不确定数据流上Skyline查询处理技术研究
详细信息    本馆镜像全文|  推荐本文 |  |   获取CNKI官网全文
摘要
随着计算机网络技术的快速发展,在金融信息、气象信息、无线传感器网络等领域产生了大量的数据流。同时,网络环境的复杂化使得数据流中的数据具有不确定的特征,研究不确定数据流处理技术是一个热点问题。Skyline查询处理技术常用于多目标决策,不确定数据流上Skyline查询具有重要的应用价值。不确定数据流的数据不确定、实时响应、单遍处理等特点对Skyline查询带来巨大挑战。本文针对不确定数据流上Skyline查询中的对象建模、结构索引、多数据流来源及多用户查询等问题,深入研究了不确定数据流上Skyline查询方法、分布式Skyline查询方法以及分布式子空间Skyline查询方法。取得的主要研究进展如下:
     不确定数据流上Skyline查询用于解决不确定数据流上的多目标决策问题。本文针对连续概率密度函数模型的不确定数据流上Skyline查询处理技术中Skyline概率计算、不确定对象索引结构等问题,提出了一种高效的基于高斯模型的不确定数据流上Skyline查询方法SGMU,该方法包含两个算法:动态高斯建模算法DGM和基于高斯树的Skyline查询算法GTS。DGM算法对不确定数据流滑动窗口中的数据采样并建立高斯模型,将数据流转化为不确定对象概率密度函数的参数流;GTS算法针对高斯模型的参数流建立R树索引结构,通过对R树进行剪枝以减少计算量。理论分析和模拟测试表明,与无索引结构的不确定数据流Skyline查询方法BNL(Block-Nested-Loop,简称BNL)相比,SGMU方法不仅能够对连续型不确定对象进行有效建模以辅助Skyline查询,而且能够有效地剪枝不确定数据对象,提高Skyline查询效率。
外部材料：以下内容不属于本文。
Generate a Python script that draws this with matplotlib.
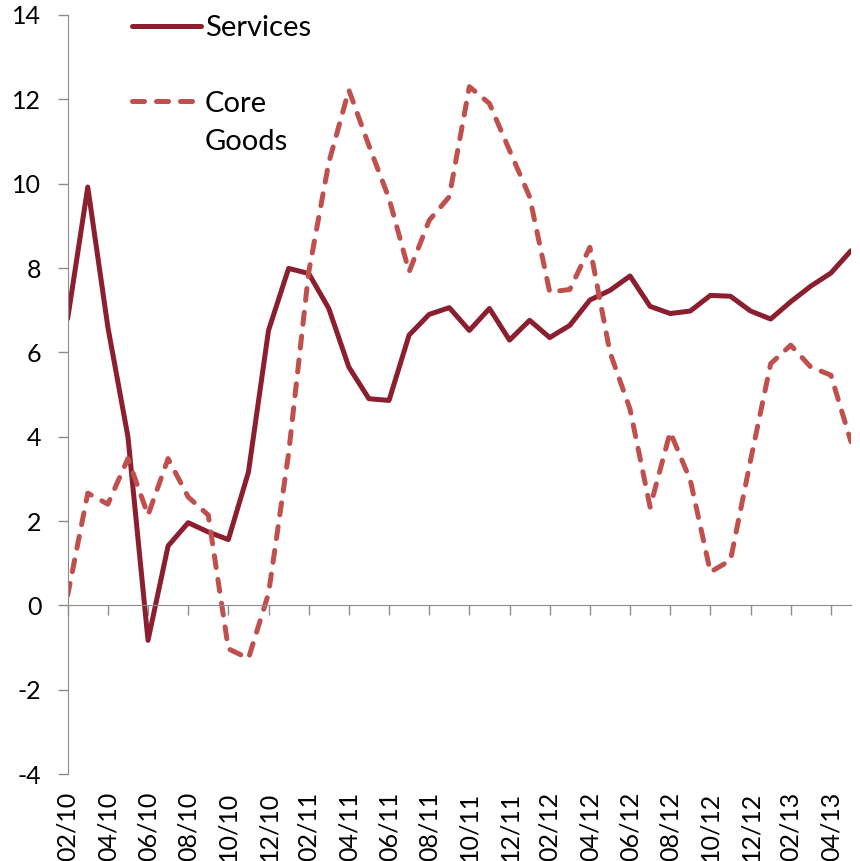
import numpy as np
import matplotlib
matplotlib.use("Agg")
import matplotlib.pyplot as plt
from matplotlib.lines import Line2D

plt.rcParams['font.family'] = ['Lato', 'DejaVu Sans']

# monthly data, 02/10 .. 05/13
months = ["02/10", "03/10", "04/10", "05/10", "06/10", "07/10", "08/10", "09/10", "10/10", "11/10", "12/10",
          "01/11", "02/11", "03/11", "04/11", "05/11", "06/11", "07/11", "08/11", "09/11", "10/11", "11/11", "12/11",
          "01/12", "02/12", "03/12", "04/12", "05/12", "06/12", "07/12", "08/12", "09/12", "10/12", "11/12", "12/12",
          "01/13", "02/13", "03/13", "04/13", "05/13"]

services = [6.8, 9.92, 6.6, 4.0, -0.83, 1.41, 1.96, 1.74, 1.56, 3.16, 6.52,
            7.99, 7.87, 7.04, 5.65, 4.90, 4.86, 6.41, 6.90, 7.06, 6.52, 7.04, 6.29,
            6.76, 6.35, 6.64, 7.24, 7.47, 7.81, 7.09, 6.92, 6.98, 7.35, 7.33, 6.98,
            6.79, 7.20, 7.57, 7.88, 8.41]

core_goods = [0.24, 2.66, 2.40, 3.48, 2.14, 3.48, 2.57, 2.14, -1.03, -1.26, 0.28,
              3.6, 7.9, 10.5, 12.22, 10.9, 9.65, 7.91, 9.13, 9.69, 12.30, 11.90, 10.79,
              9.69, 7.43, 7.49, 8.49, 6.0, 4.65, 2.33, 4.11, 2.97, 0.79, 1.07, 3.44,
              5.73, 6.17, 5.65, 5.46, 3.88]

yticks = [-4, -2, 0, 2, 4, 6, 8, 10, 12, 14]

c_serv = '#8B1F2F'
c_core = '#C0504D'
grey = '#8C8C8C'

x = np.arange(len(months))

fig = plt.figure(figsize=(8.6, 8.61), dpi=100)
ax = fig.add_axes([0.0787, 0.101, 0.9108, 0.8816])

ax.plot(x, services, color=c_serv, lw=3.6, solid_capstyle='round', solid_joinstyle='round')
ax.plot(x, core_goods, color=c_core, lw=3.6, dashes=(2.4, 2.4), dash_capstyle='round',
        dash_joinstyle='round')

ax.set_xlim(0, len(months) - 1)
ax.set_ylim(-4, 14)
ax.set_yticks(yticks)
ax.set_yticklabels([str(v) for v in yticks], fontsize=18)

for s in ['top', 'right']:
    ax.spines[s].set_visible(False)
ax.spines['left'].set_color(grey)
ax.spines['bottom'].set_color(grey)
ax.spines['bottom'].set_position(('data', 0))

tick_pos = x[::2]
ax.set_xticks(tick_pos)
ax.set_xticklabels([])
ax.tick_params(axis='both', direction='out', length=7, width=1, color=grey)
ax.tick_params(axis='y', pad=12)

# labels along the bottom edge
sec = ax.secondary_xaxis('bottom')
sec.set_xticks(tick_pos)
sec.set_xticklabels(months[::2], rotation=90, fontsize=18)
sec.tick_params(length=0, pad=13)
sec.spines['bottom'].set_visible(False)

handles = [Line2D([], [], color=c_serv, lw=3.6, solid_capstyle='round'),
           Line2D([], [], color=c_core, lw=3.6, dashes=(2.4, 2.4), dash_capstyle='round')]
leg = ax.legend(handles, ['Services', 'Core'], loc='upper left',
                bbox_to_anchor=(132 / 860, 1 - 15 / 861), bbox_transform=fig.transFigure,
                frameon=False, fontsize=21, borderpad=0, borderaxespad=0,
                handlelength=2.35, handletextpad=0.15, labelspacing=1.7)
# second line of the "Core Goods" label, just under "Core"
ax.annotate('Goods', xy=(0, 0), xycoords=leg.get_texts()[1], xytext=(0, -38),
            textcoords='offset pixels', fontsize=21, ha='left', va='bottom', zorder=10)

fig.savefig('out.png', dpi=100)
     分布式Skyline查询方法能够应对分布式的数据流上的Skyline查询任务。本文深入研究了已有的数据流上分布式Skyline查询中的数据集分割方案及对应数据集分割方案下的Skyline查询方法。在SGMU方法的基础上,提出了基于水平分割的连续概率密度函数建模的不确定数据流分布式Skyline查询方法SHUCpdf和基于垂直分割的连续概率密度函数建模的不确定数据流分布式Skyline查询方法SVUCpdf。两种方法均在分布式节点先获取局部Skyline结果集合,并在局部Skyline结果并集上再次进行Skyline查询,得出全局Skyline结果集合。两种方法的区别在于采取不同的数据集合分割方式和不同的Skyline概率计算方式。理论分析和模拟测试表明,与集中式的不确定数据流Skyline查询相比,SHUCpdf方法和SVUCpdf方法结构简单,能够快速返回部分数据集合的查询结果,精确连续的获取全局Skyline查询结果。
     子空间Skyline查询用于解决多用户Skyline查询问题。不同用户关注的数据对象属性可能不同,由此产生多个Skyline查询子空间。针对不确定数据流上的多用户Skyline查询问题,提出了基于垂直分割的连续概率密度函数建模的不确定数据流分布式子空间Skyline查询方法SSVUCpdf。SSVUCpdf方法以SVUCpdf方法为基础,通过分布式节点计算单个维度的Skyline查询结果,便于不同维度组合形成子空间;设置用户偏好空间队列保存用户偏好子空间查询结果,快速返回部分用户请求,减少高维度空间的子空间数目。理论分析与模拟测试表明,SSVUCpdf方法能够有效减少查询开销,避免子空间Skyline查询中“维度爆炸”的问题。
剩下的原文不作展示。